My experience sitting for the CFA Program Level I exam
Last Saturday thousands of candidates around the globe sat for one of three successive exams that comprise the CFA Program. I was one of them. My location, the Richmond Convention Center, hosted around 250 eager test-takers for the 6-hour endeavor which was bisected by a one hour lunch break. Upon arrival just before 8:00AM, we were herded into a large common area outside a main ballroom where the exam would take place. I spent the next half-hour people-watching, and I identified candidates of all ages, ethnicities, and dress codes. Despite spending the rest of the day taking a mentally grueling exam, some people decided to dress in suits and ties. I opted for comfort: a pair of my favorite sweatpants and a soft long-sleeve pullover. This was not Milan, and I was not getting ready to walk the runway during Fashion Week.

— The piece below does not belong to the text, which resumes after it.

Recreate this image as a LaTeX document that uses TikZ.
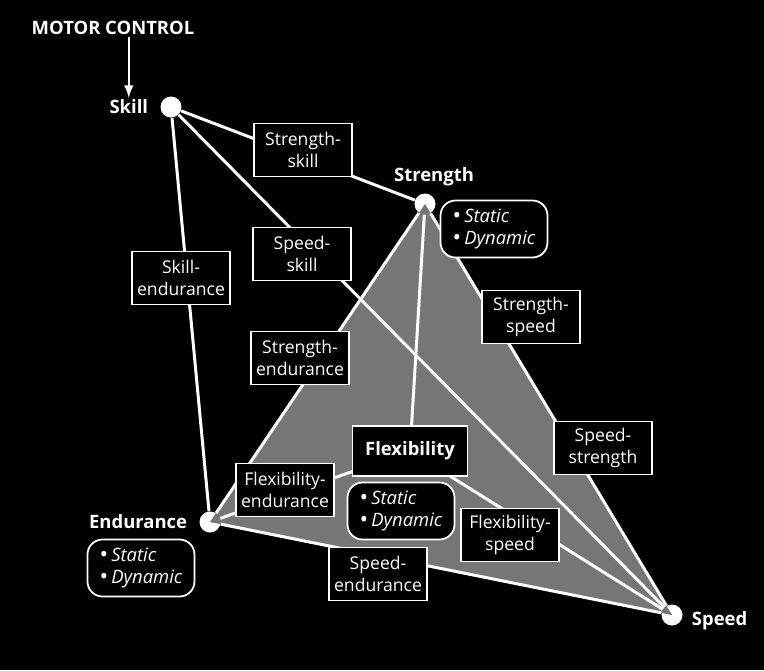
\documentclass[tikz,border=0pt]{standalone}
\usepackage{fontspec}
\setmainfont{Open Sans}
\usetikzlibrary{positioning}
\definecolor{trigray}{RGB}{118,118,118}
\newcommand{\kb}{\smash{\raisebox{-0.6pt}{\fontsize{13}{12}\selectfont\upshape•}}\,}

\tikzset{
  vertex/.style={circle, fill=white, minimum size=0.42cm, inner sep=0pt},
  vname/.style={text=white, font=\bfseries\fontsize{10.5}{12}\selectfont, inner sep=1pt},
  pair/.style={draw=white, line width=0.8pt, fill=black, text=white, align=center,
    font=\fontsize{10}{12.5}\selectfont, minimum width=1.96cm, minimum height=1.06cm, inner sep=1pt},
  kinds/.style={draw=white, line width=1pt, fill=black, text=white, rounded corners=0.3cm, align=left,
    font=\itshape\fontsize{10.5}{12.5}\selectfont, minimum width=2.14cm, minimum height=1.14cm, inner sep=1pt},
  link/.style={white, line width=1.7pt},
}

\begin{document}
\begin{tikzpicture}[x=0.02cm, y=-0.02cm]
\fill[black] (0,0) rectangle (764,670);
\useasboundingbox (0,0) rectangle (764,670);

% corners
\node[vertex] (skill) at (171,107) {};
\node[vertex] (strength) at (425,204) {};
\node[vertex] (endurance) at (210,522) {};
\node[vertex] (speed) at (672,615) {};
\coordinate (flexc) at (410,451);

\fill[trigray] (strength.center) -- (endurance.center) -- (speed.center) -- cycle;

%==========
\draw[link] (skill) -- (strength);
\draw[link] (skill) -- (speed);
\draw[link] (skill) -- (endurance);
\draw[link] (strength) -- (endurance);
\draw[link] (strength) -- (speed);
\draw[link] (endurance) -- (speed);
\draw[link] (strength) -- (flexc);
\draw[link] (flexc) -- (endurance);
\draw[link] (flexc) -- (speed);

%==========
\node[pair] (strskill) at (303,150) {Strength-\\skill};
\node[pair] (spdskill) at (302,254) {Speed-\\skill};
\node[pair] (skillend) at (181,278) {Skill-\\endurance};
\node[pair] (strspd) at (531,317) {Strength-\\speed};
\node[pair] (strend) at (300,358) {Strength-\\endurance};
\node[pair] (spdstr) at (603,448) {Speed-\\strength};
\node[pair] (flexend) at (285,490) {Flexibility-\\endurance};
\node[pair] (flexspd) at (510,535) {Flexibility-\\speed};
\node[pair] (spdend) at (378,574) {Speed-\\endurance};
\node[pair, minimum width=2.3cm, minimum height=1.0cm, font=\bfseries\fontsize{10.5}{12}\selectfont] (flex) at (flexc) {Flexibility};

%==========
\node[kinds] (strkinds) at (494,229) {\kb Static\\\kb Dynamic};
\node[kinds] (flexkinds) at (401,511) {\kb Static\\\kb Dynamic};
\node[kinds] (endkinds) at (141,568) {\kb Static\\\kb Dynamic};

%==========
\node[vname, left=0.2cm of skill] (skilltxt) {Skill};
\node[vname, above=0.1cm of strength, xshift=0.18cm] (strtxt) {Strength};
\node[vname, left=0.2cm of endurance] (endtxt) {Endurance};
\node[vname, right=0.14cm of speed, yshift=-0.12cm] (spdtxt) {Speed};
\node[vname] (motor) at (113,28) {MOTOR CONTROL};
\draw[->, >=latex, white, line width=1.4pt] (skilltxt.north |- motor.south) ++(0,-0.15) -- (skilltxt.north);

\end{tikzpicture}
\end{document}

Before exam books were distributed, we were all subjected to airport-level security. Our calculators were checked for secret hidden formulae, as were our pencils, pencil sharpeners, and wallets. Our passports were scrutinized to ensure we were not covert operatives traveling under assumed identities. Mobile phones, “smart watches,” fitness trackers, ham radios, and spy-pens were all confiscated. James Bond would have endured a full-body frisk. We were also chaperoned and monitored during our bathroom breaks. One astute candidate asked a proctor, “what if I have a shy bladder?” I don’t recall an answer being offered.
The CFA Institute prohibits us from speaking about the exam material. Suffice it to say, the exam was difficult but fortunately the subject matter is relevant and engaging (at least for me). Evidently there are professional “test-takers” who sign up for these types of exams purely to determine what questions are asked and to steal test materials. I hope they get paid well because I can’t imagine that being a glamorous job.
One interesting fact I did learn… I had assumed our proctors for the exam would be CFA charterholders who volunteered their Saturday to keep us honest. In fact, a third-party company had been hired to perform that task. Believe it or not, there are profitable businesses out there who specialize in supervising exams. The gentleman I spoke with had also proctored for Medical Board certifications and several other major tests in the area. Think of all the other under-appreciated cottage industries that form the bedrock of our society. Who makes swizzle sticks? What about mousepads? Packing peanuts? How do they get aerosols into the can?
It’s now back to the real world as I wait the 8 agonizing weeks for my results.